Due to the size of the student population, Murch’s multi-purpose room is used for PE instruction from 9 am until 3:15 pm every day. Even this does not give students the time in PE classes that DCPS guidelines suggest. The school had to petition to repurpose funding that DCPS allocated for a second PE teacher because there was no space to teach a second class.
If the school schedules an assembly, book fair, or other activity using the multi-purpose room, PE must be held outside. That works most of the time, but if the weather doesn’t cooperate, PE is taught in the regular classroom.
There is also no space for indoor recess, which students spend at their desks reading or playing games. This leads to behavioral problems because the kids have not had a chance to get any energy out.
Small group work and tutoring is conducted on stairwell landings and in hallways with all of the distractions of students and staff walking by.
Integrating technology into the classroom has its own challenges with only two outlets in each classroom.
With so many classrooms outside of the main building, valuable time is taken away from instruction while kids get in and out of coats.
With no cafeteria, we must staff all 31 classrooms during lunch and we frequently must get substitutes to cover classes to allow for teacher planning time.
Due to the limited size of the multi-purpose room, school assemblies have to be split in half because the entire student body cannot all fit in the room at the same time. Many times an assembly can’t be repeated, so some students miss out.

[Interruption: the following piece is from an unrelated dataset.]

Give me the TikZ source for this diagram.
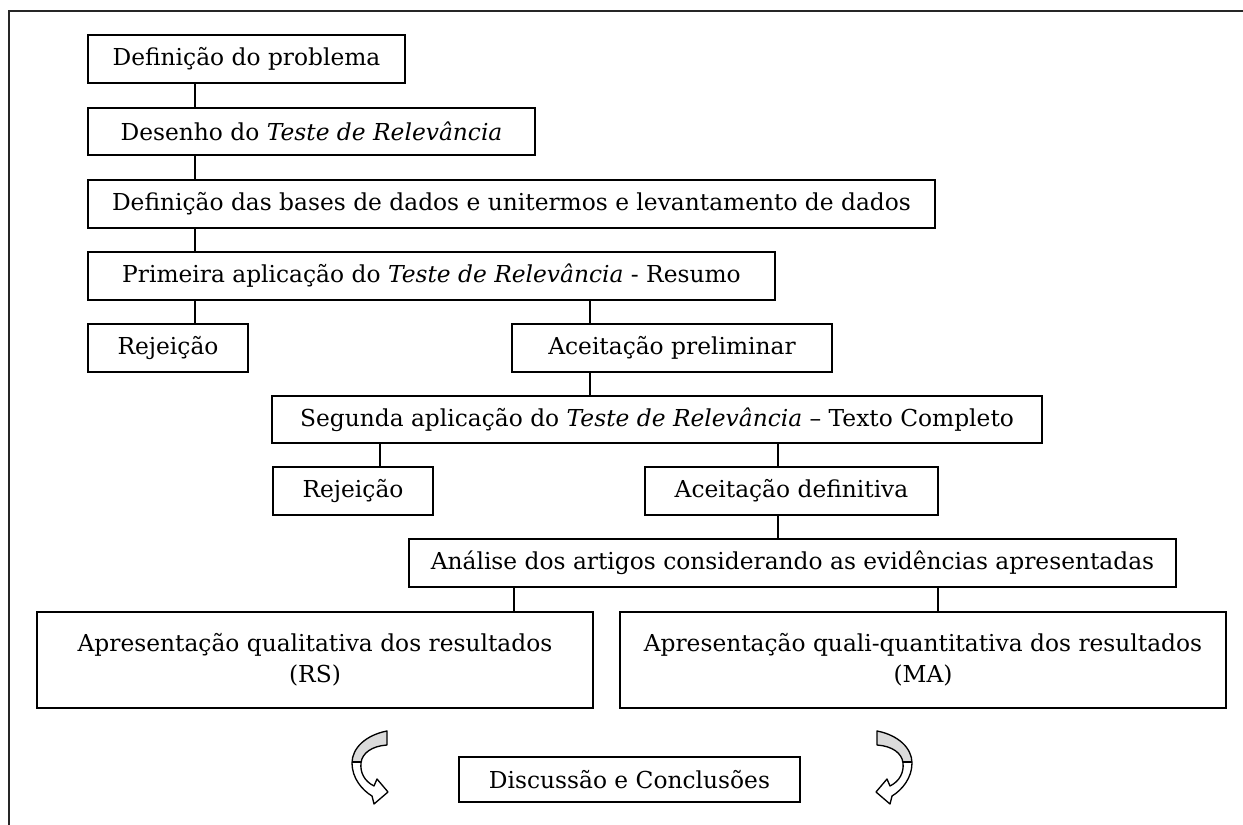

When the Murch modernization was delayed, we were told that schools all over the city had problems, many worse than ours. It turns out most of the people saying that had never been inside Murch, and certainly not recently. But anyone who has visited Murch, particularly in the past several years, knows that current situation is not sustainable.
Many school communities have concerns about their facilities. The District neglected its school buildings for far too long, creating needs across the city that could not be met all at once.
DCPS needs to set rational criteria on which to base modernization priorities and, equally important, needs to be able to share data to defend the choices made. That would create a more open process with greater accountability.
Under the current process, no one has taken responsibility for the decisions that have been made. The Murch Community has been told that it is a joint decision between DCPS, DGS, and the DME. As a school, we also have been told that it is difficult for those agencies, particularly DCPS, to advocate for one school over another. But someone is picking. If not DCPS, then who? And based on what?
I submit that two questions should be asked as a starting point for making more rational, less political, decisions on which schools should be modernized as a priority. First, does the facility create health and safety risks for students and staff? Second, does the facility directly and negatively impact teaching and learning? Without asking these basic, threshold questions, the scarce resources available for construction can be allocated based on politics, geography, or concerns not directly related to the actual state of the school facility.
We all know that a new, modern facility can be seen as a tempting way to boost a struggling school. While at a school like Murch, student test scores don’t show the need.
The teachers and staff at Murch have done a tremendous job of managing to provide education in spite of the challenges presented by the facility. But, I’m not sure how much longer this can be sustained. And imagine what they could do without these unnecessary challenges.